Secondary server does manage job dependency

tuthmose · July 9, 2024, 12:03pm

Hi all,

I am facing an unexpected behaviour and I am not sure if is makes sense or I have a problem. I have a primary / secondary PBS setup (pbs_version = 22.05.11) sharing a NFS area on Rocky Linux (Rocky Linux release 8.8 (Green Obsidian)). There is no SELinux and no firewall and primary and secondary server have static IPs. pbs.conf on the primary looks like:

PBS_COMM_THREADS=4
PBS_EXEC=/opt/pbs 
PBS_HOME=/share/pbs_spool 
PBS_START_SERVER=1
PBS_START_SCHED=1
PBS_START_COMM=1
PBS_START_MOM=0
PBS_SERVER=pbs01.example.com
PBS_PRIMARY=pbs01.example.com
PBS_SECONDARY=pbs02.example.com
PBS_CORE_LIMIT=unlimited
PBS_SCP=/usr/bin/scp
PBS_COMM_LOG_EVENTS=1025

and on the secondary:

PBS_COMM_THREADS=4
PBS_EXEC=/opt/pbs 
PBS_HOME=/share/pbs_spool 
PBS_START_SERVER=1
PBS_START_SCHED=0
PBS_START_COMM=1
PBS_START_MOM=0
PBS_SERVER=pbs01.example.com
PBS_PRIMARY=pbs01.example.com
PBS_SECONDARY=pbs02.example.com
PBS_CORE_LIMIT=unlimited
PBS_SCP=/usr/bin/scp
PBS_COMM_LOG_EVENTS=1025

I dare to say it’s not a very customized setup. The system can fail over from primary to secondary seamlessly and back to primary as well. However, when pbs02 is active I can submit single jobs but not dependency. If I try qsub yields a job ID that is not present in the db (no qstat result) and the server logs show:

07/09/2024 08:58:22;00a0;Server@pbs02;Req;req_reject;Reject reply code=15008, aux=0, type=5, from tuthmose@pbs02

according to the RG 15008 is: PBSE_BADHOST 15008 Access from host not allowed. Why?
and why it allows single jobs. The result is the same whether I use:

just job number
complete job ID: 1234.pbs01.example.com
specify I am on pbs02: 1234.pbs01.example.com@pbs02.example.com

I have tried setting acl_host_enable=True and acl_hosts=pbs02.example.com but it yields:

qsub: Access from host not allowed, or unknown host

and actually the docs say that by default all hosts are enabled. What I am doing wrong?

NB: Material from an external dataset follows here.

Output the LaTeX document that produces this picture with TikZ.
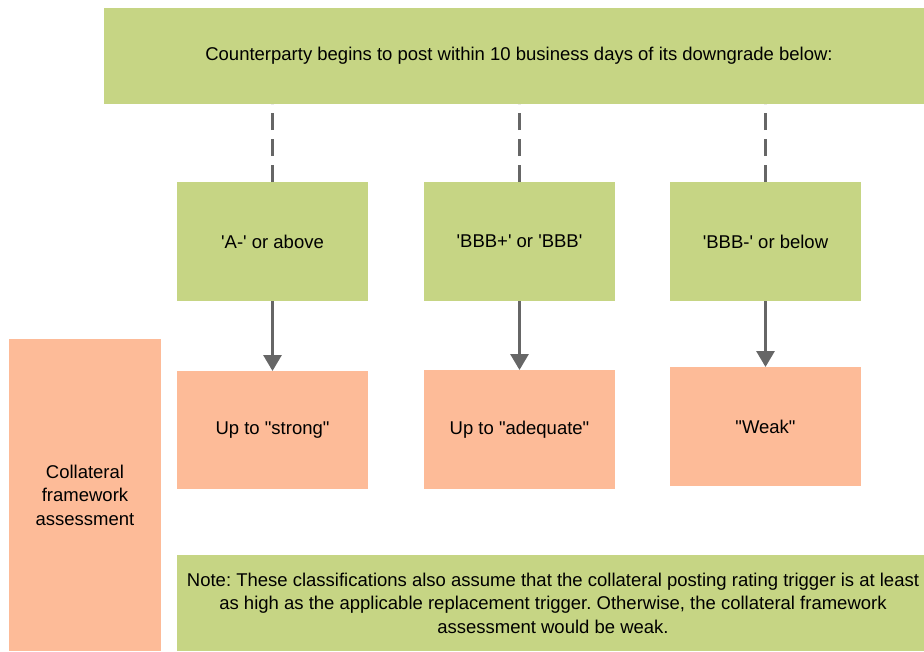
\documentclass[tikz,border=0pt]{standalone}
\usepackage{fontspec}
\setmainfont{Liberation Sans}
\usetikzlibrary{arrows.meta}
\frenchspacing

\definecolor{boxgreen}{RGB}{198,213,132}
\definecolor{boxorange}{RGB}{253,187,152}
\definecolor{linegray}{RGB}{102,102,102}

\newcommand{\sq}{\textquotesingle}
\newcommand{\dq}{\textquotedbl}

\tikzset{
  greenbox/.style={fill=boxgreen, inner sep=0pt, outer sep=0pt, align=center,
    font=\fontsize{18.5}{23.5}\selectfont},
  orangebox/.style={fill=boxorange, inner sep=0pt, outer sep=0pt, align=center,
    font=\fontsize{18.5}{23.5}\selectfont},
  dashline/.style={draw=linegray, line width=3pt, dash pattern=on 17pt off 9pt},
  downarrow/.style={draw=linegray, line width=3pt, -{Triangle[width=18pt,length=16pt]}}
}

\begin{document}
\begin{tikzpicture}[x=1pt,y=-1pt]
				\useasboundingbox (0,0) rectangle (924,651);
				% top banner
				\node[greenbox, minimum width=830pt, minimum height=96pt] (top) at (519,56)
					{Counterparty begins to post within 10 business days of its downgrade below:};
				% rating boxes
				\node[greenbox, minimum width=191pt, minimum height=119pt] (ga) at (272.5,241.5) {\sq A-\sq{} or above};
				\node[greenbox, minimum width=191pt, minimum height=119pt] (gb) at (519.5,241.5) {\sq BBB+\sq{} or \sq BBB\sq};
				\node[greenbox, minimum width=191pt, minimum height=119pt] (gc) at (765.5,241.5) {\sq BBB-\sq{} or below};
				% assessment boxes
				\node[orangebox, minimum width=191pt, minimum height=118pt] (oa) at (272.5,430) {Up to \dq strong\dq};
				\node[orangebox, minimum width=191pt, minimum height=119pt] (ob) at (519.5,429.5) {Up to \dq adequate\dq};
				\node[orangebox, minimum width=191pt, minimum height=119pt] (oc) at (765.5,426.5) {\dq Weak\dq};
				\node[orangebox, minimum width=152pt, minimum height=312pt] (side) at (85,495)
					{Collateral\\framework\\assessment};
				\node[greenbox, minimum width=752pt, minimum height=96pt] (note) at (553,603)
					{Note: These classifications also assume that the collateral posting rating trigger is at least\\
					 as high as the applicable replacement trigger. Otherwise, the collateral framework\\
					 assessment would be weak.};
				% connectors
				\draw[dashline] (ga.north) -- (ga.north |- top.south);
				\draw[dashline] (gb.north) -- (gb.north |- top.south);
				\draw[dashline] (gc.north) -- (gc.north |- top.south);
				\draw[downarrow] (ga.south) -- (oa.north);
				\draw[downarrow] (gb.south) -- (ob.north);
				\draw[downarrow] (gc.south) -- (oc.north);
			\end{tikzpicture}
\end{document}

tuthmose · July 10, 2024, 8:08pm

Hi all,

it was a rather silly thing in the end: the /etc/hosts files in the server had the short name before the FQDN; pbs_hostn was solving everything correctly but when using the full name in the job ID this did not work. I switched the order in /etc/hosts and now it works fine. I suspect that it would have worked also with the previous order if using 1234.pbs01.example.com@pbs01.example.com but I am not sure (will try) since qstat and similar commands always show the full name.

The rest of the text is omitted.